2018年5月7日

自由と従属

自分を保護してくれることと引き換えに、従属することを望む人たちが多くいる。 
保護されることと従属することに自分の存在価値を見い出し、それを感じる。従属することに不満を述べながらも、従属によって満足感を得る。 
その人たちには強い自分の意思はない。自らの意思ではなく、保護と従属を拠り所として立っている。

多くの人は保護と従属のない「自由」を望まないのだ。むしろ自由に不安を感じ、その苦痛から逃れるために率先して自らの意思をも捨てる。そうして不安を遠ざけ、孤独を癒やす。現実を見つめ考えることよりも、自分だけの幸せを望む。他者の苦しみを自分のことのように感じることなど、永遠に無いだろう。

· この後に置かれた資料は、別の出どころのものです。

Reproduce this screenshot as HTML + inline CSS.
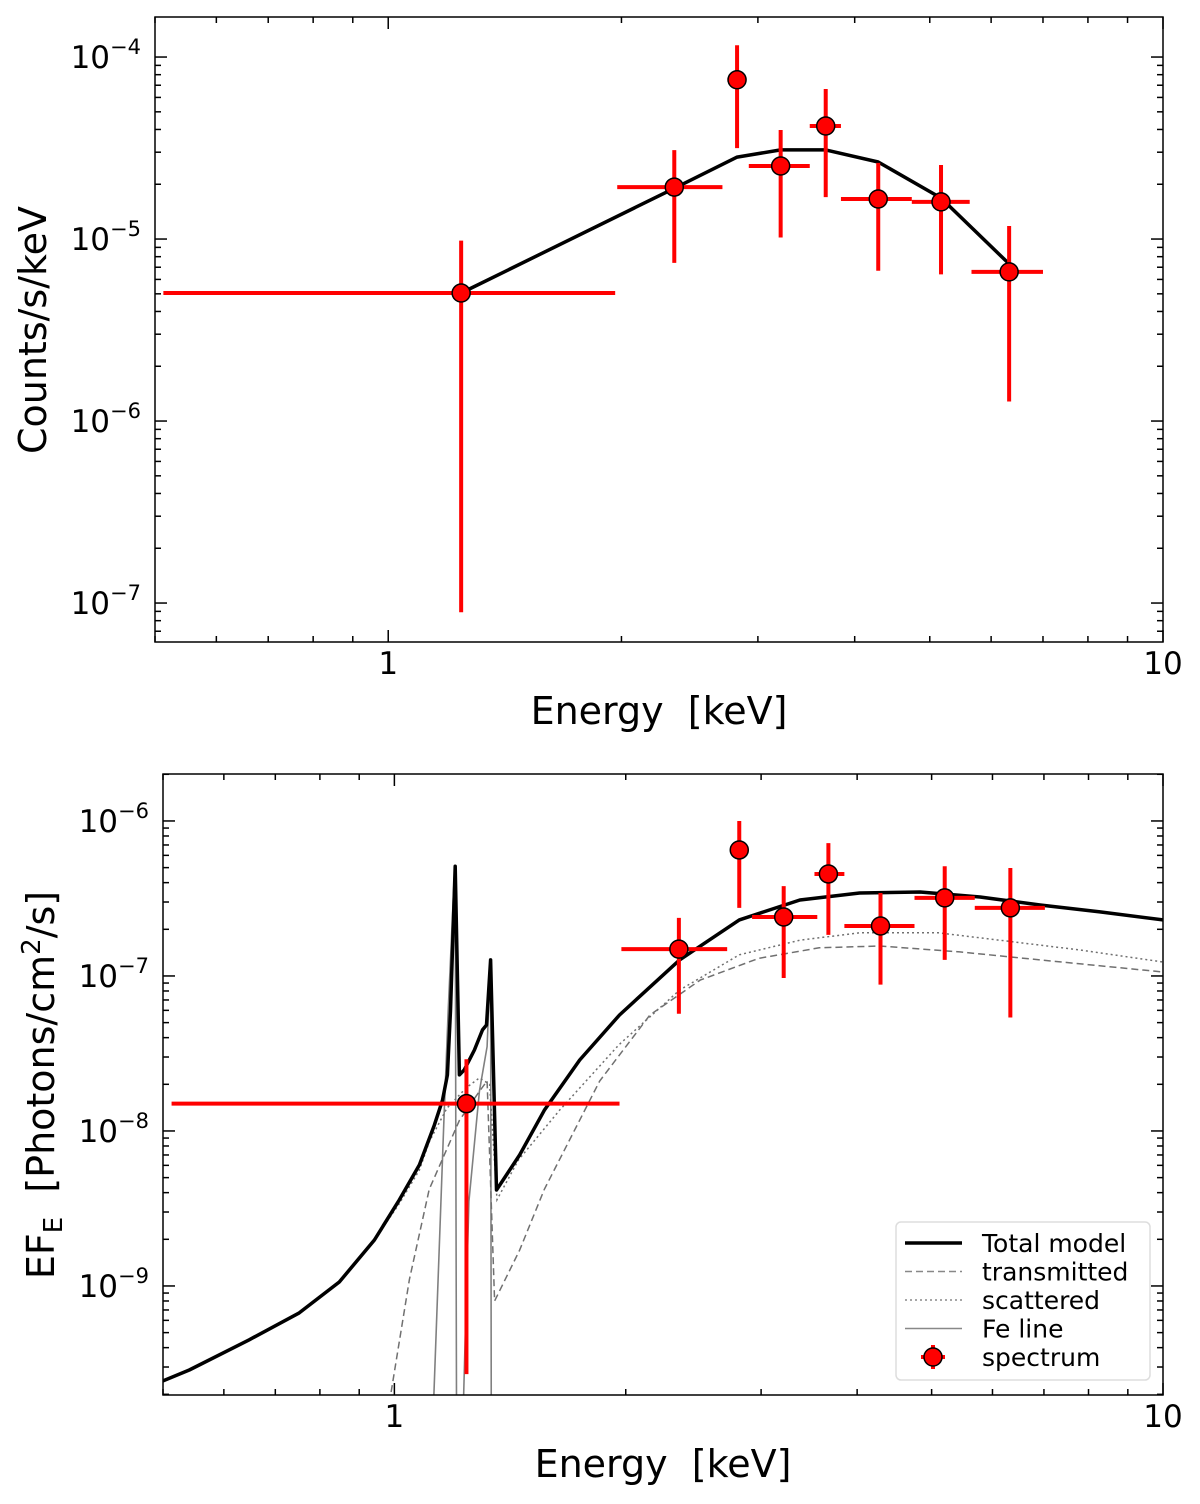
<!DOCTYPE html>
<html><head><meta charset="utf-8"><style>
body{margin:0;background:#fff}
svg{display:block;font-family:"DejaVu Sans","Liberation Sans",sans-serif}
</style></head><body>
<svg id="s" width="1200" height="1504" viewBox="0 0 1200 1504">
<defs>
<clipPath id="c1"><rect x="155" y="17" width="1008" height="625"/></clipPath>
<clipPath id="c2"><rect x="163" y="774" width="1000" height="621"/></clipPath>
</defs>
</svg>
<script>
// ---- Top panel data ----
const topE=[1.242,2.34,2.82,3.21,3.67,4.29,5.17,6.33];
const topV=[5.05e-6,1.93e-5,7.5e-5,2.52e-5,4.18e-5,1.66e-5,1.6e-5,6.6e-6];
const topXlo=[0.5126,1.975,2.74,2.92,3.5,3.84,4.74,5.66];
const topXhi=[1.963,2.70,2.89,3.5,3.84,4.74,5.63,7.0];
const topYhi=[9.8e-6,3.08e-5,1.16e-4,3.97e-5,6.67e-5,2.62e-5,2.55e-5,1.18e-5];
const topYlo=[8.9e-8,7.4e-6,3.16e-5,1.02e-5,1.7e-5,6.7e-6,6.4e-6,1.28e-6];
const topModelE=[1.242,2.34,2.82,3.21,3.67,4.29,5.17,6.33];
const topModelV=[5.05e-6,1.9e-5,2.82e-5,3.09e-5,3.09e-5,2.65e-5,1.68e-5,7.3e-6];
// ---- Bottom panel data ----
const botE=[1.241,2.345,2.81,3.21,3.67,4.29,5.2,6.33];
const botV=[1.5e-8,1.49e-7,6.5e-7,2.4e-7,4.55e-7,2.1e-7,3.19e-7,2.75e-7];
const botXlo=[0.513,1.974,2.76,2.92,3.52,3.85,4.75,5.69];
const botXhi=[1.963,2.71,2.88,3.55,3.85,4.75,5.69,7.02];
const botYhi=[2.9e-8,2.37e-7,1.0e-6,3.8e-7,7.2e-7,3.43e-7,5.1e-7,4.97e-7];
const botYlo=[2.7e-10,5.7e-8,2.75e-7,9.7e-8,1.84e-7,8.8e-8,1.27e-7,5.4e-8];
const totE=[0.5,0.541,0.647,0.752,0.848,0.942,1.015,1.078,1.127,1.155,1.172,1.183,1.2,1.215,1.233,1.271,1.302,1.318,1.334,1.358,1.455,1.567,1.742,1.963,2.35,2.81,3.37,4.03,4.83,5.78,6.92,8.28,10];
const totV=[2.44e-10,2.87e-10,4.49e-10,6.7e-10,1.06e-9,1.98e-9,3.59e-9,6.04e-9,1.09e-8,1.58e-8,2.3e-8,6.0e-8,5.1e-7,2.3e-8,2.48e-8,3.33e-8,4.49e-8,4.83e-8,1.27e-7,4.16e-9,7.0e-9,1.36e-8,2.87e-8,5.6e-8,1.27e-7,2.3e-7,3.09e-7,3.43e-7,3.48e-7,3.23e-7,2.87e-7,2.59e-7,2.3e-7];
const scaE=[0.5,0.541,0.647,0.752,0.848,0.942,1.015,1.078,1.11,1.17,1.24,1.29,1.33,1.36,1.45,1.64,1.96,2.35,2.81,3.37,4.03,5.1,6.13,7.8,10];
const scaV=[2.44e-10,2.87e-10,4.49e-10,6.7e-10,1.06e-9,1.98e-9,3.4e-9,5.6e-9,8.5e-9,1.4e-8,1.9e-8,2.2e-8,2.0e-8,3.6e-9,6.5e-9,1.36e-8,3.6e-8,8.1e-8,1.37e-7,1.7e-7,1.9e-7,1.9e-7,1.7e-7,1.47e-7,1.23e-7];
const traE=[0.98,1.046,1.11,1.215,1.29,1.32,1.35,1.455,1.567,1.85,2.15,2.5,2.98,3.57,4.28,5.44,6.92,10];
const traV=[1.5e-10,1.1e-9,4.2e-9,1.17e-8,1.8e-8,2.1e-8,8e-10,1.7e-9,4.2e-9,2.1e-8,5.6e-8,9.4e-8,1.3e-7,1.52e-7,1.56e-7,1.43e-7,1.27e-7,1.06e-7];
const feE=[1.12,1.16,1.175,1.198,1.2,1.202,1.205,1.226,1.25,1.29,1.32,1.334,1.337];
const feV=[1e-10,1.17e-8,6e-8,5.1e-7,5.1e-7,1e-8,1e-10,1e-10,3.5e-9,1.8e-8,3.5e-8,1.27e-7,1e-10];

const NS='http://www.w3.org/2000/svg';
const svg=document.getElementById('s');
function mk(tag,at,parent){const e=document.createElementNS(NS,tag);for(const k in at)e.setAttribute(k,at[k]);(parent||svg).appendChild(e);return e;}

function panel(P){
  const X=E=>P.x0+(P.x1-P.x0)*(Math.log10(E)-Math.log10(0.5))/(1-Math.log10(0.5));
  const Y=v=>P.y0+(P.yTop-Math.log10(v))*P.dec;
  const g=mk('g',{});
  
  
  const tk=mk('g',{stroke:'#000','stroke-width':1.5},g);
  
  
  const xs=[0.5,0.6,0.7,0.8,0.9,1,2,3,4,5,6,7,8,9,10];
  xs.forEach(E=>{const x=X(E);const maj=(E===1||E===10);const L=maj?12:6;
    mk('line',{x1:x,x2:x,y1:P.y1,y2:P.y1-L},tk);mk('line',{x1:x,x2:x,y1:P.y0,y2:P.y0+L},tk);});
  for(let d=P.decLo;d<=P.decHi;d++){for(let m=1;m<10;m++){const v=m*Math.pow(10,d);const y=Y(v);
    if(y<P.y0-0.5||y>P.y1+0.5)continue;const L=m===1?12:6;
    mk('line',{x1:P.x0,x2:P.x0+L,y1:y,y2:y},tk);mk('line',{x1:P.x1,x2:P.x1-L,y1:y,y2:y},tk);}}
  P.ylabels.forEach(d=>{const t=mk('text',{x:P.x0-14,y:Y(Math.pow(10,d))+11,'text-anchor':'end','font-size':31},g);
    
    t.innerHTML='10<tspan dy="-14" font-size="21">−'+(-d)+'</tspan>';});
  [['1',1],['10',10]].forEach(([s,E])=>{const t=mk('text',{x:X(E),y:P.y1+32,'text-anchor':'middle','font-size':31},g);t.textContent=s;
    });
  const xt=mk('text',{x:(P.x0+P.x1)/2,y:P.y1+82,'text-anchor':'middle','font-size':38},g);
  xt.textContent='Energy\u00a0\u00a0[keV]';
  
  const cg=mk('g',{'clip-path':'url(#'+P.clip+')'},g);
  return {X,Y,cg,g};
}
function line(ax,E,V,at,name){const d=E.map((e,i)=>(i?'L':'M')+ax.X(e).toFixed(1)+','+ax.Y(V[i]).toFixed(1)).join('');
  const p=mk('path',Object.assign({d,fill:'none'},at),ax.cg);}
function points(ax,E,V,xl,xh,yl,yh,parent){for(let i=0;i<E.length;i++){
  const g=mk('g',{},parent);
  mk('line',{x1:ax.X(xl[i]),x2:ax.X(xh[i]),y1:ax.Y(V[i]),y2:ax.Y(V[i]),stroke:'#ff0000','stroke-width':4},g);
  mk('line',{x1:ax.X(E[i]),x2:ax.X(E[i]),y1:ax.Y(yh[i]),y2:ax.Y(yl[i]),stroke:'#ff0000','stroke-width':4},g);
  mk('circle',{cx:ax.X(E[i]),cy:ax.Y(V[i]),r:9,fill:'#ff0000',stroke:'#000','stroke-width':1.5},g);}}

const A=panel({name:'counts-panel',x0:155,x1:1163,y0:17,y1:642,yTop:-3.78,dec:182,decLo:-8,decHi:-4,ylabels:[-4,-5,-6,-7],clip:'c1'});
line(A,topModelE,topModelV,{stroke:'#000','stroke-width':3.5,'stroke-linejoin':'round'},'model-line');
points(A,topE,topV,topXlo,topXhi,topYlo,topYhi,A.cg);
mk('rect',{x:155,y:17,width:1008,height:625,fill:'none',stroke:'#000','stroke-width':1.5},A.g);
const yt1=mk('text',{transform:'translate(46,330) rotate(-90)','text-anchor':'middle','font-size':38},A.g);
yt1.textContent='Counts/s/keV';

const B=panel({name:'flux-panel',x0:163,x1:1163,y0:774,y1:1395,yTop:-5.697,dec:155,decLo:-10,decHi:-6,ylabels:[-6,-7,-8,-9],clip:'c2'});
line(B,feE,feV,{stroke:'#808080','stroke-width':1.6},'fe-line');
line(B,traE,traV,{stroke:'#707070','stroke-width':1.5,'stroke-dasharray':'7,4'},'transmitted-line');
line(B,scaE,scaV,{stroke:'#707070','stroke-width':1.5,'stroke-dasharray':'2,3'},'scattered-line');
line(B,totE,totV,{stroke:'#000','stroke-width':3.5,'stroke-linejoin':'round'},'total-model-line');
points(B,botE,botV,botXlo,botXhi,botYlo,botYhi,B.cg);
mk('rect',{x:163,y:774,width:1000,height:621,fill:'none',stroke:'#000','stroke-width':1.5},B.g);
const yt2=mk('text',{transform:'translate(54,1085) rotate(-90)','text-anchor':'middle','font-size':38},B.g);
yt2.innerHTML='EF<tspan font-size="26" dy="8">E</tspan><tspan dy="-8">\u00a0\u00a0[Photons/cm</tspan><tspan font-size="26" dy="-14">2</tspan><tspan dy="14">/s]</tspan>';


const lg=mk('g',{},B.g);


mk('rect',{x:896,y:1222,width:254,height:158,rx:5,fill:'#fff',stroke:'#ddd','stroke-width':1.5},lg);
const ent=[['Total model',{stroke:'#000','stroke-width':3.5}],['transmitted',{stroke:'#888','stroke-width':1.5,'stroke-dasharray':'7,4'}],['scattered',{stroke:'#888','stroke-width':1.5,'stroke-dasharray':'2,3'}],['Fe line',{stroke:'#888','stroke-width':1.6}],['spectrum',null]];
ent.forEach(([s,at],i)=>{const y=1243+i*28.5;
  const eg=mk('g',{},lg);
  if(at)mk('line',Object.assign({x1:905,x2:962,y1:y,y2:y},at),eg);
  else{mk('line',{x1:921,x2:945,y1:y,y2:y,stroke:'#f00','stroke-width':4},eg);mk('line',{x1:933,x2:933,y1:y-12,y2:y+12,stroke:'#f00','stroke-width':4},eg);
    mk('circle',{cx:933,cy:y,r:9,fill:'#f00',stroke:'#000','stroke-width':1.5},eg);}
  const t=mk('text',{x:982,y:y+9,'font-size':25},eg);t.textContent=s;});
</script>
</body></html>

多くの人たちは従属したがるが、ごく一部しか居ない「自由を訴える人」たちは多くの場合、誰しもが自由を望んでいると誤解している。 
だからその訴えは届かない。内心では自由になると困ると思っている人が多く居るからだ。

それでも、保護と従属が悪いことで、自由こそが素晴らしいわけではない。それら全てが必要なのだ。ただ、従属する余りに視野が狭まり、ほとんど何も見えなくなってはいけない。自分しか見えないばかりか、自分すらも見失ってしまう。それは本当に最悪で、恐ろしいことなのだから。